Parents guided on tools to help children overcome speech delays

February 16, 2016; Dubai, UAE: British Orchard Nursery, UAE’s largest chain of pre-schools, in collaboration with Child Early Intervention Medical Centre, educated parents on young children’s speech and hearing progress and helped them identify the problematic areas with focus on the role of teachers and parents in a child’s early development. Early intervention in the case of speech-sound disorders (SSD) in children could be a differentiating factor in their over-all emotional and physical growth. Experts in the UAE have noticed a rise in the speech and sound problems among young children with prevalence of disorders up to 8-9 percent. Approximately 5-8 percent of preschool children have language delays that continue throughout their school years and adulthood, while 15 – 20 percent of two-year-olds are delayed in their expressive language development.

The interactive session also discussed the tools parents can use to help their children overcome SSD, which included activities such as playing finger games, telling nursery rhymes, singing songs and reading, asking simple questions and story-telling among other measures.

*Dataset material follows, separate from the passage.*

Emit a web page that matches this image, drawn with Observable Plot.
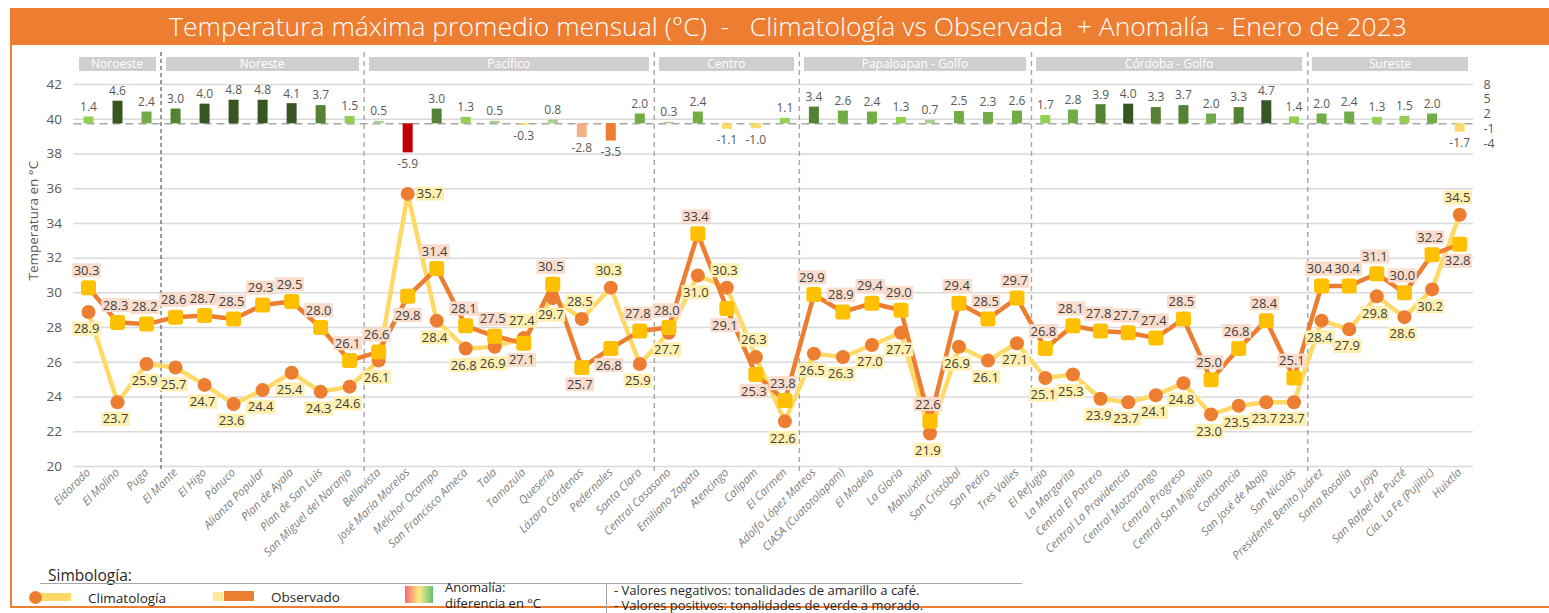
<!DOCTYPE html>
<html><head><meta charset="utf-8">
<script src="https://cdn.jsdelivr.net/npm/d3@7"></script>
<script src="https://cdn.jsdelivr.net/npm/@observablehq/plot@0.6"></script>
<style>
html,body{margin:0;padding:0;background:#fff;overflow:hidden;}
#root{position:relative;width:1549px;height:613px;overflow:hidden;font-family:"Open Sans",sans-serif;}
#frame{position:absolute;left:10px;top:8px;width:1600px;height:600px;border:2px solid #ed7d31;box-sizing:border-box;}
#titlebar{position:absolute;left:10px;top:8px;width:1600px;height:37px;background:#ed7d31;}
#title{position:absolute;left:10px;top:8px;width:1556px;height:37px;line-height:37px;text-align:center;color:#fff;font-family:"Open Sans",sans-serif;font-weight:300;font-size:26.5px;white-space:nowrap;}
.plotwrap{position:absolute;left:0;top:0;}
.hdr{position:absolute;top:57px;height:14px;background:#d0cece;color:#fff;font-size:12px;line-height:14px;text-align:center;white-space:nowrap;}
.leg{position:absolute;color:#262626;white-space:nowrap;font-family:"Open Sans",sans-serif;line-height:13px;}
</style></head><body>
<div id="root">
  <div id="frame"></div>
  <div id="titlebar"></div>
  <div id="title">Temperatura máxima promedio mensual (°C)&nbsp; -&nbsp;&nbsp; Climatología vs Observada&nbsp; + Anomalía - Enero de 2023</div>
  <div id="plots"></div>
  <div id="legend"></div>
</div>
<script>
// ---------------- DATA ----------------
const stations = ["Eldorado","El Molino","Puga","El Mante","El Higo","Pánuco","Alianza Popular","Plan de Ayala","Plan de San Luis","San Miguel del Naranjo","Bellavista","José María Morelos","Melchor Ocampo","San Francisco Ameca","Tala","Tamazula","Quesería","Lázaro Cárdenas","Pedernales","Santa Clara","Central Casasano","Emiliano Zapata","Atencingo","Calipam","El Carmen","Adolfo López Mateos","CIASA (Cuatotolapam)","El Modelo","La Gloria","Mahuixtlán","San Cristóbal","San Pedro","Tres Valles","El Refugio","La Margarita","Central El Potrero","Central La Providencia","Central Motzorongo","Central Progreso","Central San Miguelito","Constancia","San José de Abajo","San Nicolás","Presidente Benito Juárez","Santa Rosalía","La Joya","San Rafael de Pucté","Cía. La Fe (Pujiltic)","Huixtla"];
const groupNames = ["Noroeste","Noreste","Pacífico","Centro","Papaloapan - Golfo","Córdoba - Golfo","Sureste"];
const groupSizes = [3,7,10,5,8,10,6];
const climatologia = [28.9,23.7,25.9,25.7,24.7,23.6,24.4,25.4,24.3,24.6,26.1,35.7,28.4,26.8,26.9,27.4,29.7,28.5,30.3,25.9,27.7,31.0,30.3,26.3,22.6,26.5,26.3,27.0,27.7,21.9,26.9,26.1,27.1,25.1,25.3,23.9,23.7,24.1,24.8,23.0,23.5,23.7,23.7,28.4,27.9,29.8,28.6,30.2,34.5];
const observado = [30.3,28.3,28.2,28.6,28.7,28.5,29.3,29.5,28.0,26.1,26.6,29.8,31.4,28.1,27.5,27.1,30.5,25.7,26.8,27.8,28.0,33.4,29.1,25.3,23.8,29.9,28.9,29.4,29.0,22.6,29.4,28.5,29.7,26.8,28.1,27.8,27.7,27.4,28.5,25.0,26.8,28.4,25.1,30.4,30.4,31.1,30.0,32.2,32.8];
const anomalia = [1.4,4.6,2.4,3.0,4.0,4.8,4.8,4.1,3.7,1.5,0.5,-5.9,3.0,1.3,0.5,-0.3,0.8,-2.8,-3.5,2.0,0.3,2.4,-1.1,-1.0,1.1,3.4,2.6,2.4,1.3,0.7,2.5,2.3,2.6,1.7,2.8,3.9,4.0,3.3,3.7,2.0,3.3,4.7,1.4,2.0,2.4,1.3,1.5,2.0,-1.7];
const yTicks = [20,22,24,26,28,30,32,34,36,38,40,42];
const anomTicks = [8,5,2,-1,-4];
const anomThresholds = [-5,-3,-2,0,1,2,3,4];
const anomColors = ["#c00000","#ed7d31","#f4b183","#ffd966","#a9d08e","#92d050","#70ad47","#548235","#375623"];

// ---------------- BUILD ----------------
const rows = stations.map((name,i)=>({i,name,clim:climatologia[i],obs:observado[i],anom:anomalia[i]}));
const indices = rows.map(d=>d.i);
const groupStarts = [];
{let s=0; for(const n of groupSizes){groupStarts.push(s); s+=n;}}
const dividers = groupStarts.slice(1);

const W = 1549, H = 575;
const xCfg = {type:"linear", domain:[-0.5, 32.5, 48.5], range:[73.5, 1031, 1473]};
const common = {width:W, height:H, marginTop:84, marginBottom:H-466, marginLeft:73.5, marginRight:W-1473,
  style:{fontFamily:'"Open Sans", sans-serif', background:"transparent", overflow:"visible"}};

const roundSquare = {draw(ctx, size){
  const h = Math.sqrt(size/Math.PI), c = 3;
  ctx.moveTo(-h+c,-h); ctx.lineTo(h-c,-h); ctx.arcTo(h,-h,h,-h+c,c);
  ctx.lineTo(h,h-c); ctx.arcTo(h,h,h-c,h,c);
  ctx.lineTo(-h+c,h); ctx.arcTo(-h,h,-h,h-c,c);
  ctx.lineTo(-h,-h+c); ctx.arcTo(-h,-h,-h+c,-h,c); ctx.closePath();
}};

const OBS_FILL = "#3f3f3f", CLIM_FILL = "#404040";
const lab = {x:"i", fontSize:13, dx:-2};
const big = d => Math.abs(d.clim - d.obs) > 5;          // very large gap: label placed beside the point
const obsHi = d => d.obs >= d.clim;
const side = {...lab, dx:22, dy:0};

const main = Plot.plot({
  ...common,
  x:{...xCfg, axis:null},
  y:{domain:[20,42], range:[466,84], axis:null},
  marks:[
    Plot.ruleY(yTicks, {stroke:"#d9d9d9", strokeWidth:1.5}),
    Plot.ruleX(dividers.slice(0,1), {x:d=>d-0.5, stroke:"#595959", strokeWidth:1.2, strokeDasharray:"4,3", insetTop:-32, insetBottom:-6}),
    Plot.ruleX(dividers.slice(1), {x:d=>d-0.5, stroke:"#a6a6a6", strokeWidth:1.4, strokeDasharray:"5,4", insetTop:-32, insetBottom:-6}),
    Plot.axisY(yTicks, {tickSize:0, tickPadding:12, fontSize:13.5, fill:"#595959", label:null}),
    Plot.axisX(indices, {tickFormat:i=>stations[i], tickRotate:-45, tickSize:0, tickPadding:4, fontSize:11.5, fill:"#808080", fontStyle:"italic", label:null}),
    Plot.text(["Temperatura en °C"], {frameAnchor:"left", rotate:-90, dx:-40, dy:5, fontSize:13.5, fill:"#595959"}),
    Plot.line(rows, {x:"i", y:"clim", stroke:"#ffd966", strokeWidth:4.5}),
    Plot.line(rows, {x:"i", y:"obs", stroke:"#ed7d31", strokeWidth:4.5}),
    Plot.dot(rows, {x:"i", y:"clim", r:7, fill:"#ed7d31"}),
    Plot.dot(rows, {x:"i", y:"obs", r:7.5, fill:"#ffc000", symbol:roundSquare}),
    Plot.text(rows.filter(d=>obsHi(d) && !big(d)), {...lab, y:"obs", text:d=>d.obs.toFixed(1), dy:-17, fill:OBS_FILL}),
    Plot.text(rows.filter(d=>!obsHi(d) && !big(d)), {...lab, y:"obs", text:d=>d.obs.toFixed(1), dy:17, fill:OBS_FILL}),
    Plot.text(rows.filter(big), {...lab, y:"obs", text:d=>d.obs.toFixed(1), dx:0, dy:19, fill:OBS_FILL}),
    Plot.text(rows.filter(d=>!obsHi(d) && !big(d)), {...lab, y:"clim", text:d=>d.clim.toFixed(1), dy:-17, fill:CLIM_FILL}),
    Plot.text(rows.filter(d=>obsHi(d) && !big(d)), {...lab, y:"clim", text:d=>d.clim.toFixed(1), dy:17, fill:CLIM_FILL}),
    Plot.text(rows.filter(big), {...side, y:"clim", text:d=>d.clim.toFixed(1), fill:CLIM_FILL})
  ]
});

const anom = Plot.plot({
  ...common,
  x:{...xCfg, axis:null},
  y:{domain:[-4,8], range:[143,84], axis:null},
  color:{type:"threshold", domain:anomThresholds, range:anomColors},
  marks:[
    Plot.ruleY([0], {stroke:"#a6a6a6", strokeWidth:1.5, strokeDasharray:"8,5"}),
    Plot.ruleX(rows, {x:"i", y1:0, y2:"anom", stroke:"anom", strokeWidth:10}),
    Plot.text(rows.filter(d=>d.anom>=0), {x:"i", y:"anom", text:d=>d.anom.toFixed(1), dy:-10, fontSize:12, fill:"#595959"}),
    Plot.text(rows.filter(d=>d.anom<0), {x:"i", y:"anom", text:d=>d.anom.toFixed(1), dy:11, fontSize:12, fill:"#595959"}),
    Plot.axisY(anomTicks, {anchor:"right", tickSize:0, tickPadding:10, fontSize:12.5, fill:"#595959", label:null, tickFormat:d=>String(d)})
  ]
});

const plots = document.getElementById("plots");
for (const p of [main, anom]) {
  const w = document.createElement("div"); w.className = "plotwrap"; w.appendChild(p); plots.appendChild(w);
}

// label backgrounds
function addBg(svg, fillColor, bg){
  svg.querySelectorAll(`g[fill="${fillColor}"] text`).forEach(t=>{
    const b = t.getBBox();
    const r = document.createElementNS("http://www.w3.org/2000/svg","rect");
    r.setAttribute("x", b.x-1.5); r.setAttribute("y", b.y+2.5);
    r.setAttribute("width", b.width+3); r.setAttribute("height", Math.max(0,b.height-4));
    r.setAttribute("fill", bg);
    const tr = t.getAttribute("transform"); if (tr) r.setAttribute("transform", tr);
    t.parentNode.insertBefore(r, t);
  });
}
addBg(main, OBS_FILL, "#f9dccb");
addBg(main, CLIM_FILL, "#fff0b0");

// region header boxes, positioned with the plot's x scale
const sx = anom.scale("x");
groupNames.forEach((g,k)=>{
  const a = sx.apply(groupStarts[k]-0.5), b = sx.apply(groupStarts[k]+groupSizes[k]-0.5);
  const d = document.createElement("div"); d.className="hdr";
  d.style.left = (a+5)+"px"; d.style.width = (b-a-10)+"px"; d.textContent = g;
  document.getElementById("root").insertBefore(d, plots);
});

// legend
const L = document.getElementById("legend");
L.innerHTML = `
<div class="leg" style="left:48px;top:567px;font-size:15.5px;line-height:17px;">Simbología:</div>
<div style="position:absolute;left:40px;top:583px;width:982px;height:1px;background:#a6a6a6"></div>
<div style="position:absolute;left:36px;top:593px;width:35px;height:8px;background:#ffd966"></div>
<div style="position:absolute;left:29px;top:591px;width:13px;height:13px;border-radius:50%;background:#ed7d31"></div>
<div class="leg" style="left:88px;top:591px;font-size:13.5px;line-height:14px;">Climatología</div>
<div style="position:absolute;left:213px;top:592px;width:10px;height:9px;background:#ffe699"></div>
<div style="position:absolute;left:224px;top:591px;width:30px;height:10px;background:#ed7d31"></div>
<div class="leg" style="left:271px;top:590px;font-size:13.5px;line-height:14px;">Observado</div>
<div style="position:absolute;left:405px;top:586px;width:28px;height:17px;background:linear-gradient(to right,#f8696b,#ffeb84,#63be7b)"></div>
<div class="leg" style="left:445px;top:581px;font-size:13px;">Anomalía:</div>
<div class="leg" style="left:445px;top:596.5px;font-size:13px;">diferencia en °C</div>
<div style="position:absolute;left:606px;top:583px;width:1px;height:30px;background:#a6a6a6"></div>
<div class="leg" style="left:614px;top:583.5px;font-size:13px;">- Valores negativos: tonalidades de amarillo a café.</div>
<div class="leg" style="left:614px;top:598.5px;font-size:13px;">- Valores positivos: tonalidades de verde a morado.</div>
`;
</script>
</body></html>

Vandana Gandhi, founder and CEO of British Orchard Nursery said, “Research confirms that the first five years in a child’s life form the building blocks for later life. It is important that we be vigilant in our observation of physical and mental progress at this age. This can only be achieved through a combined effort of teachers as well as parents. We, therefore, encourage such sessions at all branches to identify concerns and educate parents. We take pride in the fact that at British Orchard Nursery, we strive to create a positive environment where every child’s progress is monitored thoroughly”.

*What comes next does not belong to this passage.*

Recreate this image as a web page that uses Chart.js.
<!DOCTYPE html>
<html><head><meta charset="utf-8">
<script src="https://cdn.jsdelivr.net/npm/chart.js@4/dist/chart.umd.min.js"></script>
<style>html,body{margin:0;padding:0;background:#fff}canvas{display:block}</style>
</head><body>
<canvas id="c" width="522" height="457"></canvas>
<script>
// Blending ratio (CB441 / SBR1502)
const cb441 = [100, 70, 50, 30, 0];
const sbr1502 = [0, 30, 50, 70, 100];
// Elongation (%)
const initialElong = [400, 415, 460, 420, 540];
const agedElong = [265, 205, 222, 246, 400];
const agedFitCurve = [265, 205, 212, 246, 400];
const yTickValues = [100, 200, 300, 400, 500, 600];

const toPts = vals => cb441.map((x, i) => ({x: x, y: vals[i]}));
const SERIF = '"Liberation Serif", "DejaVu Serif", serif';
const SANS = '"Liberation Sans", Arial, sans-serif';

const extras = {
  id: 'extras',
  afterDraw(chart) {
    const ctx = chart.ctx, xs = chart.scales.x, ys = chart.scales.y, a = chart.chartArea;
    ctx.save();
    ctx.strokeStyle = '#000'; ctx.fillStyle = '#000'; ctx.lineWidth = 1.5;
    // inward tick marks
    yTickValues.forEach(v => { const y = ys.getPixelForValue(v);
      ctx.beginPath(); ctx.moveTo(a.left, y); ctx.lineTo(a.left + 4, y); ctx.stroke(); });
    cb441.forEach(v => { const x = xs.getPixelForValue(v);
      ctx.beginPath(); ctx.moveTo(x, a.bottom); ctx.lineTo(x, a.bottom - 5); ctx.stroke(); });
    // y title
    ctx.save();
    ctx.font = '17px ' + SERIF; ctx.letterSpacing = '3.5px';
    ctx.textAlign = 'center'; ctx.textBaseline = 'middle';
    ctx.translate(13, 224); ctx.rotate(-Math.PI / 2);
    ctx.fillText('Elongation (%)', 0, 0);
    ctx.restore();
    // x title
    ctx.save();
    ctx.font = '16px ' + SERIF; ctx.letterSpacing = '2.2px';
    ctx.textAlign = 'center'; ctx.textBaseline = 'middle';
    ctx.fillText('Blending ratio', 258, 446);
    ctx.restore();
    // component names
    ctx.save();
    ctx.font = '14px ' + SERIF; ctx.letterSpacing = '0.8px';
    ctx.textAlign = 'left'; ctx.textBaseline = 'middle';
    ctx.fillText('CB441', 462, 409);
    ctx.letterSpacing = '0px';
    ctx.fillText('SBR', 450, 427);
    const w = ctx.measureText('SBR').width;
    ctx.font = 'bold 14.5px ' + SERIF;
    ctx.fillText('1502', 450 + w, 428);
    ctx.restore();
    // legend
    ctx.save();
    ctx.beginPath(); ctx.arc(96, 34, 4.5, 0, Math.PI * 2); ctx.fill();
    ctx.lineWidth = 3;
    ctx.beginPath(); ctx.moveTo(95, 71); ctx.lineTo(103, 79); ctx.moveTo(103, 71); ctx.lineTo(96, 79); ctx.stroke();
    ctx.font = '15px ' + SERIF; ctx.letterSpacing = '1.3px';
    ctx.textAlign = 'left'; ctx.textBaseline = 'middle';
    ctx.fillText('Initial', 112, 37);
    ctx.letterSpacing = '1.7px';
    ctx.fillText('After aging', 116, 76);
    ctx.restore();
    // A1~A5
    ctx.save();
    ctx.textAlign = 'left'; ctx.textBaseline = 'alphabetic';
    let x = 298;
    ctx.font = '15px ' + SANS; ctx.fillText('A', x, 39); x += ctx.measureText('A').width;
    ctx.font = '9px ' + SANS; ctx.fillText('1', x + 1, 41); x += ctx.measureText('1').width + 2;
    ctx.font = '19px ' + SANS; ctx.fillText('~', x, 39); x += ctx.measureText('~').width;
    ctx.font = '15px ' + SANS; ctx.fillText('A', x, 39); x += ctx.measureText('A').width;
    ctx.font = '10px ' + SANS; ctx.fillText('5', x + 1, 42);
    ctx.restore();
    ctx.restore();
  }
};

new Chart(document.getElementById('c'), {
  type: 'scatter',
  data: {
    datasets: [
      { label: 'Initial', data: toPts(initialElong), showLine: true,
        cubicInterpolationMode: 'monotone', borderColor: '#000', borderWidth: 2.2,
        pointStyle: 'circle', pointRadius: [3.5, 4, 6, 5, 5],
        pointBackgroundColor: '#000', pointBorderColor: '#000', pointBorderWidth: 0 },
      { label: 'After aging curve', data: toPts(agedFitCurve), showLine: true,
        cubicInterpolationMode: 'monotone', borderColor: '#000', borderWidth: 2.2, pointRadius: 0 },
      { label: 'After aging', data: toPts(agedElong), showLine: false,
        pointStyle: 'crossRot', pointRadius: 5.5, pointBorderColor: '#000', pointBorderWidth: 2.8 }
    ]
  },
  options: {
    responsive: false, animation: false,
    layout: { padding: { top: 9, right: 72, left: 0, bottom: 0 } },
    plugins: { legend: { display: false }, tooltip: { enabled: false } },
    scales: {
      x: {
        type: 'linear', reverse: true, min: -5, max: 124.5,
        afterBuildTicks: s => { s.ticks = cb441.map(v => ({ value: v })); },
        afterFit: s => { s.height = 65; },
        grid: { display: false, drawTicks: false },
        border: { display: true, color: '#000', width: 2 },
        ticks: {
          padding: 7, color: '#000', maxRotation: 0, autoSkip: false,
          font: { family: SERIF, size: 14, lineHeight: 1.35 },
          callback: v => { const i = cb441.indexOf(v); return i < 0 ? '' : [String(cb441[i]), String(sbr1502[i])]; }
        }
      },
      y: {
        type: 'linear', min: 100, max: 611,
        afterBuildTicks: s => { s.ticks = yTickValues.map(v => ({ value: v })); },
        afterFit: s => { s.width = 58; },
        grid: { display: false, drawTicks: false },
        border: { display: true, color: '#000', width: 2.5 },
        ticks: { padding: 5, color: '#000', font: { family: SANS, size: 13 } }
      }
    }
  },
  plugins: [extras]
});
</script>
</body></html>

Discussing the various stages of speech and hearing progress in children from birth to age five, Rugaiyah Majed Hamidaddin, Speech-language Pathologist at CEIMC explained to parents and teachers the typical speech and language developmental milestones. She also focused on the ‘red flags’ – indications that a child may not be meeting those targets – stressing on early intervention to rectify the problem. Focusing on the most common speech and language disorders she identified common issues, such as stuttering or stammering, which should be taken seriously at a young age.

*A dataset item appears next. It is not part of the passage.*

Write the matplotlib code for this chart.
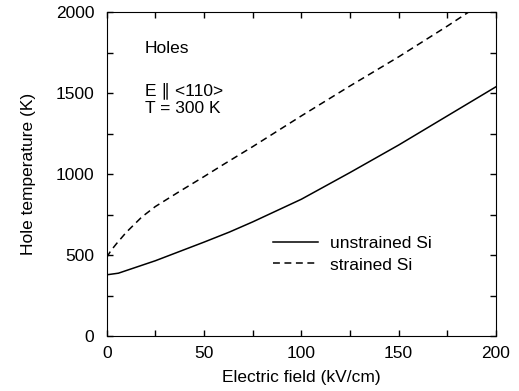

Research suggests that children with SSD can be at risk of reading difficulties at a later stage due to poor auditory, phonologic, and verbal memory skills. It can also significantly affect their social and emotional functioning including an increase in anxiety, attention problems, depression and low self-esteem. Studies also indicate that the longer it takes to diagnose a functional speech disorder, the less positive the outcome.

“Speech and sound disorders, if not detected at an early stage, can lead to various behavioural issues among children,” reiterated Rugaiyah Majed, adding, “Simply put, the earlier a child receives help, the better his language outcome will be. I’d also advise parents to first get a hearing test done if their child is not responding normally since hearing disorder could be the root of the problem.”